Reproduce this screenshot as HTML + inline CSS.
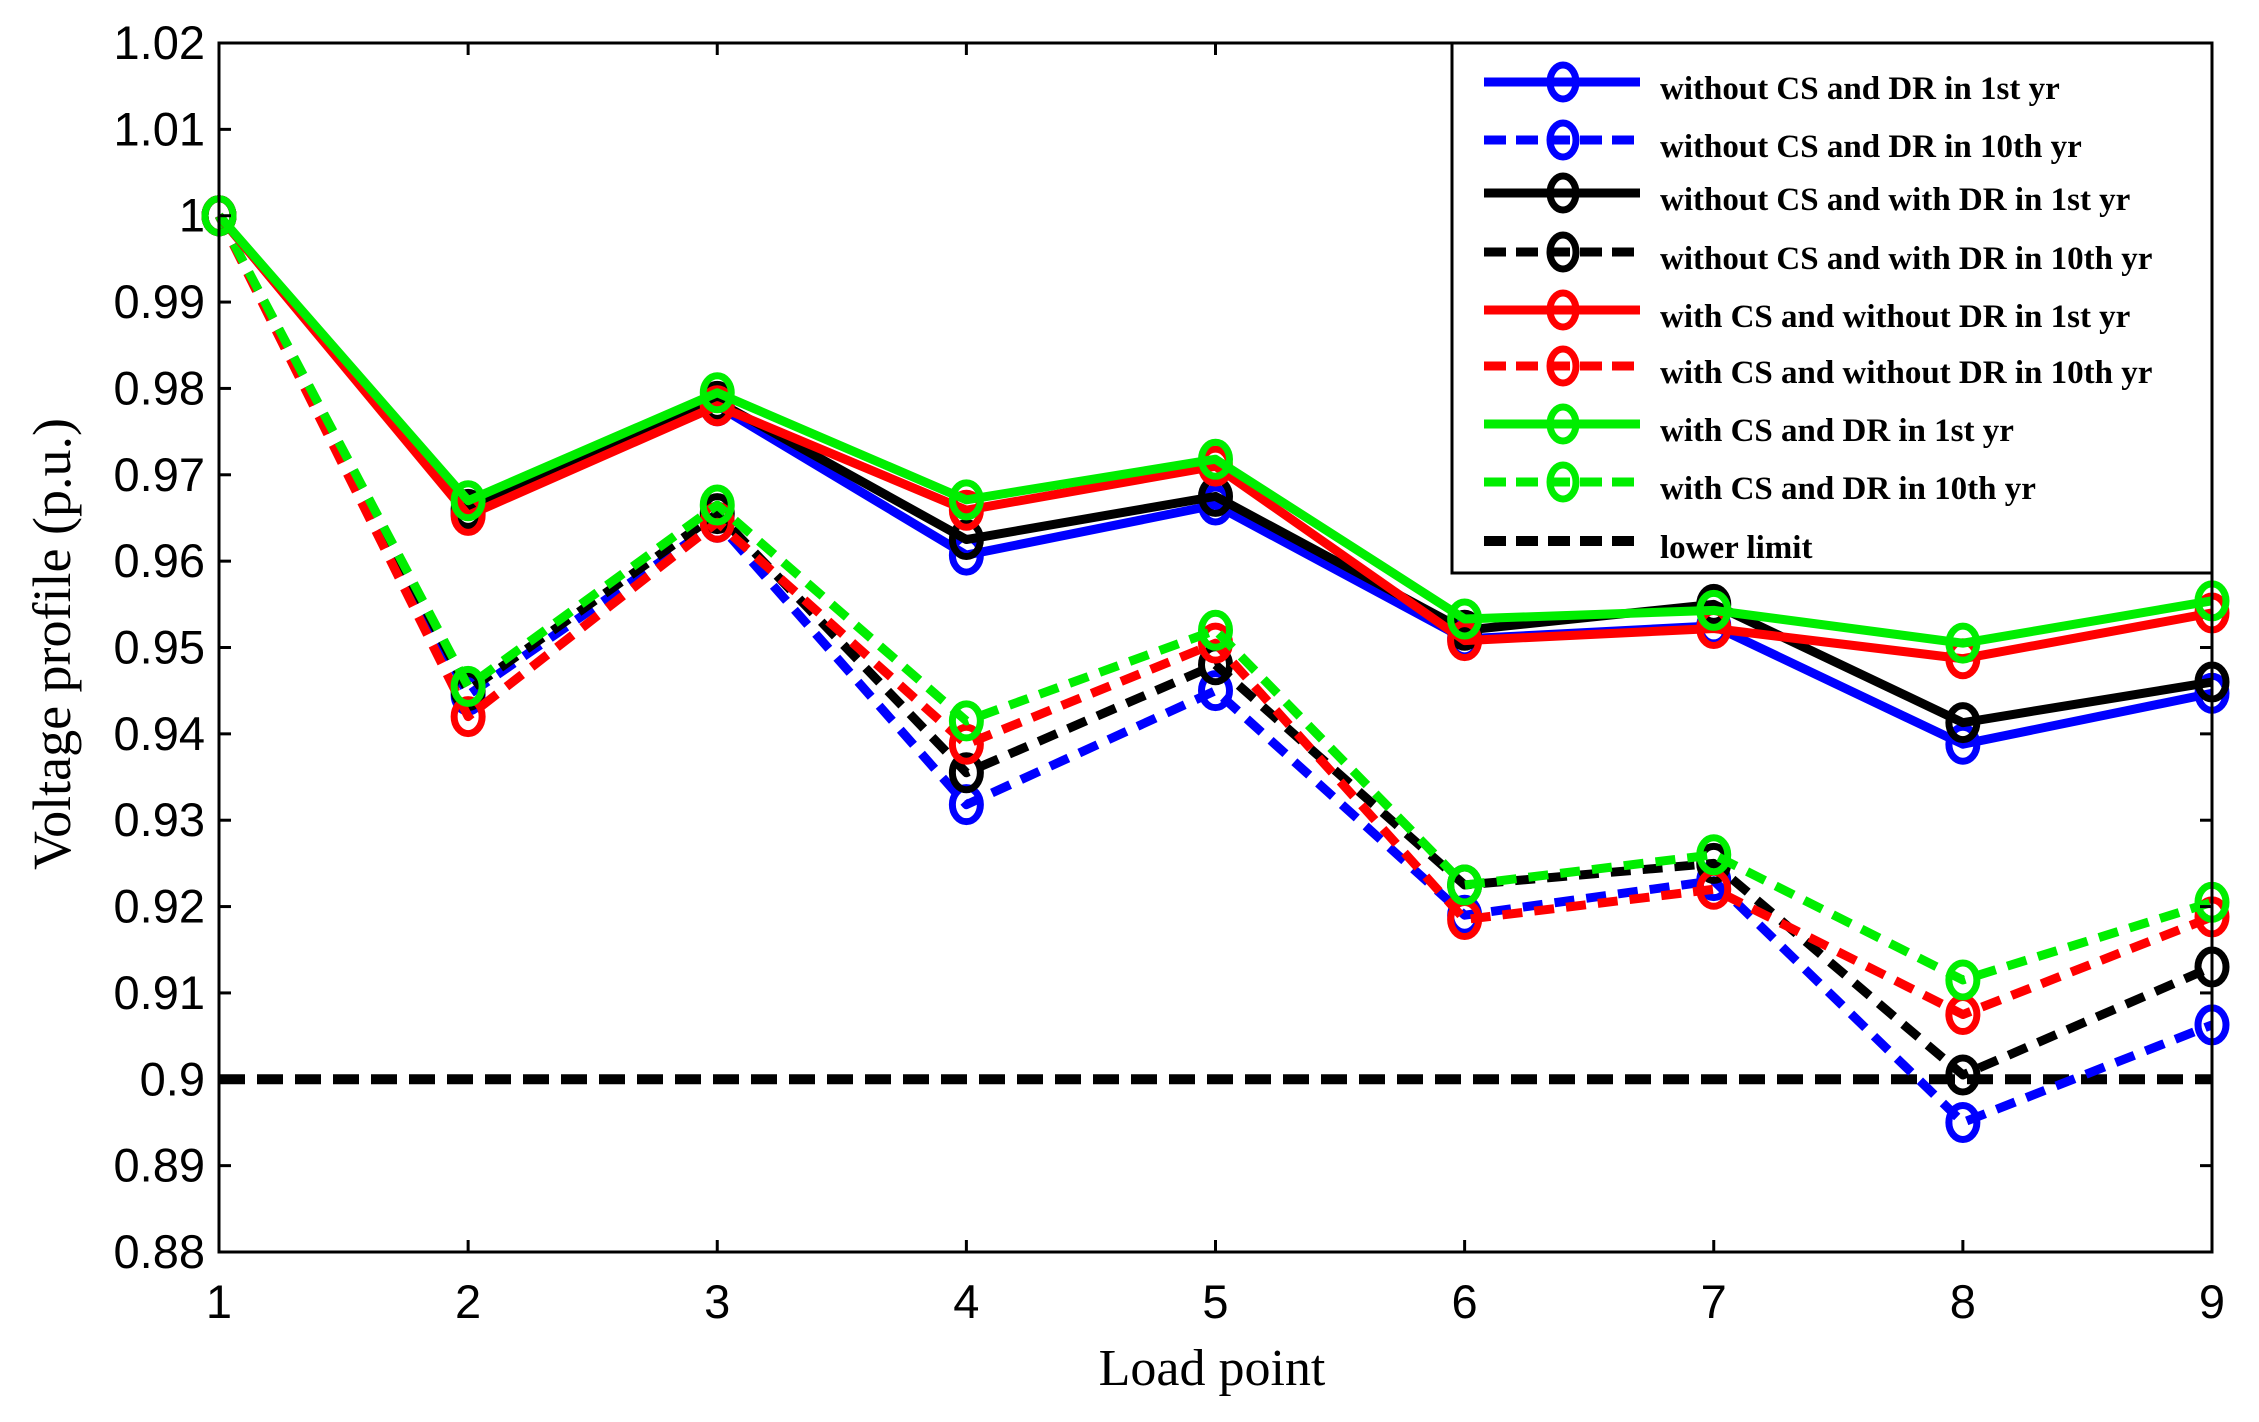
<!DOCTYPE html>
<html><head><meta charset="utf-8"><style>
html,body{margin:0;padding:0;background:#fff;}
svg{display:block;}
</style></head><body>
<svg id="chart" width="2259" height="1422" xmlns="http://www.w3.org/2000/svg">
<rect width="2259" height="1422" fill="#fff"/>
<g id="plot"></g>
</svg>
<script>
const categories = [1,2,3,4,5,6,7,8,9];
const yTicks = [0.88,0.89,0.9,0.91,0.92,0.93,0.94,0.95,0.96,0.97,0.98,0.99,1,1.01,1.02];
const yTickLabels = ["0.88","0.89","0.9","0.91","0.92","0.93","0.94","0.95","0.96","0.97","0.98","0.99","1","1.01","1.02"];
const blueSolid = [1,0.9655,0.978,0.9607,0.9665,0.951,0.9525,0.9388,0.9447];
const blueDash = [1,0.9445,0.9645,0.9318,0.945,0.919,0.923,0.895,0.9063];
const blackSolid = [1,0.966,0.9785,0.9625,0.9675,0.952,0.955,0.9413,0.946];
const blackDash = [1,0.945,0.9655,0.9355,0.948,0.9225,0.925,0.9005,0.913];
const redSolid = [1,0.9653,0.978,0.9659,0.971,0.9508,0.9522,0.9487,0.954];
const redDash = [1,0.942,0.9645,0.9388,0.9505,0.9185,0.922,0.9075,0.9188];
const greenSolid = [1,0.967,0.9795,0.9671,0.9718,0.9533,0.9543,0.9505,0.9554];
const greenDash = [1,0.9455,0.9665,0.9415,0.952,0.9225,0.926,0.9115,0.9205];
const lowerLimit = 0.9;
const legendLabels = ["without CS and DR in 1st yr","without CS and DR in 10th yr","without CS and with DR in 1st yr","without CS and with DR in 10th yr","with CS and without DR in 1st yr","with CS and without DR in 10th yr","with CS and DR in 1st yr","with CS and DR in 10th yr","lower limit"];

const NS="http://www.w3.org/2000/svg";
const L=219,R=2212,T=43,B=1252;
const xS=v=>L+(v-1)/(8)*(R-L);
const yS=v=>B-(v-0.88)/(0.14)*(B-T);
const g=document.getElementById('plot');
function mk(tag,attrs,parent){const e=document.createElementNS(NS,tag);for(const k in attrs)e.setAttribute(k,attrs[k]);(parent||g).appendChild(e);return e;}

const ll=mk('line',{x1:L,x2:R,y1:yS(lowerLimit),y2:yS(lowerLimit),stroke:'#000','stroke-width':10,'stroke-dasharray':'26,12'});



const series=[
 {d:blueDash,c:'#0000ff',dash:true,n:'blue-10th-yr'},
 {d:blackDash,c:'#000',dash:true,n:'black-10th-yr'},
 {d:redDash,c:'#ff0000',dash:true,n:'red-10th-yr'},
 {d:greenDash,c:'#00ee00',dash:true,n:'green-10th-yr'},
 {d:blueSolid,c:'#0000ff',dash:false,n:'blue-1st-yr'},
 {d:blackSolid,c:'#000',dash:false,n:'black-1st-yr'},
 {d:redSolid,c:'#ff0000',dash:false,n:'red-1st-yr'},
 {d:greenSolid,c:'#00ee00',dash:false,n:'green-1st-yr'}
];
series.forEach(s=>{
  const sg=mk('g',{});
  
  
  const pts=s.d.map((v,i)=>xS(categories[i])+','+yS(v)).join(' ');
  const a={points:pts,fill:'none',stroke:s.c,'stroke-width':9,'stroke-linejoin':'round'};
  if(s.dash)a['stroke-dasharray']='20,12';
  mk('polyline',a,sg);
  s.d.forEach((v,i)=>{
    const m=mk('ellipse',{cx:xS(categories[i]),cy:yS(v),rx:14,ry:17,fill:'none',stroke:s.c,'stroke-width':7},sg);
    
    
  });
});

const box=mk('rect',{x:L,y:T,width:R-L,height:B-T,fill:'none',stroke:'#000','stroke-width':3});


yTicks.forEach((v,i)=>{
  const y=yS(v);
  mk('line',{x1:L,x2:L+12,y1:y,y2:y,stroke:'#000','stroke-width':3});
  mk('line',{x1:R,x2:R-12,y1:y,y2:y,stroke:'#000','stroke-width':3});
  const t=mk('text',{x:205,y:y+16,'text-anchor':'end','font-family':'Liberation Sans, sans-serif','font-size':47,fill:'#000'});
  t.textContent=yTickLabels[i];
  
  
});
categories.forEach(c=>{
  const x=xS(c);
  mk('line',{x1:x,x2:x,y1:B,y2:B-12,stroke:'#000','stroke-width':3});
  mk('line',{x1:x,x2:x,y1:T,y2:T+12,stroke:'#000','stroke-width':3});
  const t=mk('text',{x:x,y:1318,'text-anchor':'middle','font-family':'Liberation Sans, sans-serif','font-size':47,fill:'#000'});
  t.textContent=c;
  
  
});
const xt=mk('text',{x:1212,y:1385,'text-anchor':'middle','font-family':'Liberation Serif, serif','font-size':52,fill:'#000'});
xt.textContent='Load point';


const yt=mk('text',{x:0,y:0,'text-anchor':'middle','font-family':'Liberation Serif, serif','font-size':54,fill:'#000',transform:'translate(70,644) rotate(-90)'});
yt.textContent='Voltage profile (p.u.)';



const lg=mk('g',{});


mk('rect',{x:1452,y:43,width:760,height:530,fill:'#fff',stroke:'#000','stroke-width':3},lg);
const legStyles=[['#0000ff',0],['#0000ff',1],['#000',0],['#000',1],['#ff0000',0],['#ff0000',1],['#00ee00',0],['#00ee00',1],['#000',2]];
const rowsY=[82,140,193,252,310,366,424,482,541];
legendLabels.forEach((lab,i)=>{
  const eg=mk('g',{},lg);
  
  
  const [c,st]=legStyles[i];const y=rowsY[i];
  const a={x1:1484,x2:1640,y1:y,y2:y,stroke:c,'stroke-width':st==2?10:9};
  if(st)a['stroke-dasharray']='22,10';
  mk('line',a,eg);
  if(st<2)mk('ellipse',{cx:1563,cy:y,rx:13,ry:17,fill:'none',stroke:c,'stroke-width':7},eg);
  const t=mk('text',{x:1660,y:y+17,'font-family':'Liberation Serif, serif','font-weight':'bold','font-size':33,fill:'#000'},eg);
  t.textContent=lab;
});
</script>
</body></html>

:::

== Task goal ==
Images in the data above are to be skipped. Retype all other material exactly.

== Correct answer ==
Reproduce this screenshot as HTML + inline CSS.
<!DOCTYPE html>
<html><head><meta charset="utf-8"><style>
html,body{margin:0;padding:0;background:#fff;}
svg{display:block;}
</style></head><body>
<svg id="chart" width="2259" height="1422" xmlns="http://www.w3.org/2000/svg">
<rect width="2259" height="1422" fill="#fff"/>
<g id="plot"></g>
</svg>
<script>
const categories = [1,2,3,4,5,6,7,8,9];
const yTicks = [0.88,0.89,0.9,0.91,0.92,0.93,0.94,0.95,0.96,0.97,0.98,0.99,1,1.01,1.02];
const yTickLabels = ["0.88","0.89","0.9","0.91","0.92","0.93","0.94","0.95","0.96","0.97","0.98","0.99","1","1.01","1.02"];
const blueSolid = [1,0.9655,0.978,0.9607,0.9665,0.951,0.9525,0.9388,0.9447];
const blueDash = [1,0.9445,0.9645,0.9318,0.945,0.919,0.923,0.895,0.9063];
const blackSolid = [1,0.966,0.9785,0.9625,0.9675,0.952,0.955,0.9413,0.946];
const blackDash = [1,0.945,0.9655,0.9355,0.948,0.9225,0.925,0.9005,0.913];
const redSolid = [1,0.9653,0.978,0.9659,0.971,0.9508,0.9522,0.9487,0.954];
const redDash = [1,0.942,0.9645,0.9388,0.9505,0.9185,0.922,0.9075,0.9188];
const greenSolid = [1,0.967,0.9795,0.9671,0.9718,0.9533,0.9543,0.9505,0.9554];
const greenDash = [1,0.9455,0.9665,0.9415,0.952,0.9225,0.926,0.9115,0.9205];
const lowerLimit = 0.9;
const legendLabels = ["without CS and DR in 1st yr","without CS and DR in 10th yr","without CS and with DR in 1st yr","without CS and with DR in 10th yr","with CS and without DR in 1st yr","with CS and without DR in 10th yr","with CS and DR in 1st yr","with CS and DR in 10th yr","lower limit"];

const NS="http://www.w3.org/2000/svg";
const L=219,R=2212,T=43,B=1252;
const xS=v=>L+(v-1)/(8)*(R-L);
const yS=v=>B-(v-0.88)/(0.14)*(B-T);
const g=document.getElementById('plot');
function mk(tag,attrs,parent){const e=document.createElementNS(NS,tag);for(const k in attrs)e.setAttribute(k,attrs[k]);(parent||g).appendChild(e);return e;}

const ll=mk('line',{x1:L,x2:R,y1:yS(lowerLimit),y2:yS(lowerLimit),stroke:'#000','stroke-width':10,'stroke-dasharray':'26,12'});



const series=[
 {d:blueDash,c:'#0000ff',dash:true,n:'blue-10th-yr'},
 {d:blackDash,c:'#000',dash:true,n:'black-10th-yr'},
 {d:redDash,c:'#ff0000',dash:true,n:'red-10th-yr'},
 {d:greenDash,c:'#00ee00',dash:true,n:'green-10th-yr'},
 {d:blueSolid,c:'#0000ff',dash:false,n:'blue-1st-yr'},
 {d:blackSolid,c:'#000',dash:false,n:'black-1st-yr'},
 {d:redSolid,c:'#ff0000',dash:false,n:'red-1st-yr'},
 {d:greenSolid,c:'#00ee00',dash:false,n:'green-1st-yr'}
];
series.forEach(s=>{
  const sg=mk('g',{});
  
  
  const pts=s.d.map((v,i)=>xS(categories[i])+','+yS(v)).join(' ');
  const a={points:pts,fill:'none',stroke:s.c,'stroke-width':9,'stroke-linejoin':'round'};
  if(s.dash)a['stroke-dasharray']='20,12';
  mk('polyline',a,sg);
  s.d.forEach((v,i)=>{
    const m=mk('ellipse',{cx:xS(categories[i]),cy:yS(v),rx:14,ry:17,fill:'none',stroke:s.c,'stroke-width':7},sg);
    
    
  });
});

const box=mk('rect',{x:L,y:T,width:R-L,height:B-T,fill:'none',stroke:'#000','stroke-width':3});


yTicks.forEach((v,i)=>{
  const y=yS(v);
  mk('line',{x1:L,x2:L+12,y1:y,y2:y,stroke:'#000','stroke-width':3});
  mk('line',{x1:R,x2:R-12,y1:y,y2:y,stroke:'#000','stroke-width':3});
  const t=mk('text',{x:205,y:y+16,'text-anchor':'end','font-family':'Liberation Sans, sans-serif','font-size':47,fill:'#000'});
  t.textContent=yTickLabels[i];
  
  
});
categories.forEach(c=>{
  const x=xS(c);
  mk('line',{x1:x,x2:x,y1:B,y2:B-12,stroke:'#000','stroke-width':3});
  mk('line',{x1:x,x2:x,y1:T,y2:T+12,stroke:'#000','stroke-width':3});
  const t=mk('text',{x:x,y:1318,'text-anchor':'middle','font-family':'Liberation Sans, sans-serif','font-size':47,fill:'#000'});
  t.textContent=c;
  
  
});
const xt=mk('text',{x:1212,y:1385,'text-anchor':'middle','font-family':'Liberation Serif, serif','font-size':52,fill:'#000'});
xt.textContent='Load point';


const yt=mk('text',{x:0,y:0,'text-anchor':'middle','font-family':'Liberation Serif, serif','font-size':54,fill:'#000',transform:'translate(70,644) rotate(-90)'});
yt.textContent='Voltage profile (p.u.)';



const lg=mk('g',{});


mk('rect',{x:1452,y:43,width:760,height:530,fill:'#fff',stroke:'#000','stroke-width':3},lg);
const legStyles=[['#0000ff',0],['#0000ff',1],['#000',0],['#000',1],['#ff0000',0],['#ff0000',1],['#00ee00',0],['#00ee00',1],['#000',2]];
const rowsY=[82,140,193,252,310,366,424,482,541];
legendLabels.forEach((lab,i)=>{
  const eg=mk('g',{},lg);
  
  
  const [c,st]=legStyles[i];const y=rowsY[i];
  const a={x1:1484,x2:1640,y1:y,y2:y,stroke:c,'stroke-width':st==2?10:9};
  if(st)a['stroke-dasharray']='22,10';
  mk('line',a,eg);
  if(st<2)mk('ellipse',{cx:1563,cy:y,rx:13,ry:17,fill:'none',stroke:c,'stroke-width':7},eg);
  const t=mk('text',{x:1660,y:y+17,'font-family':'Liberation Serif, serif','font-weight':'bold','font-size':33,fill:'#000'},eg);
  t.textContent=lab;
});
</script>
</body></html>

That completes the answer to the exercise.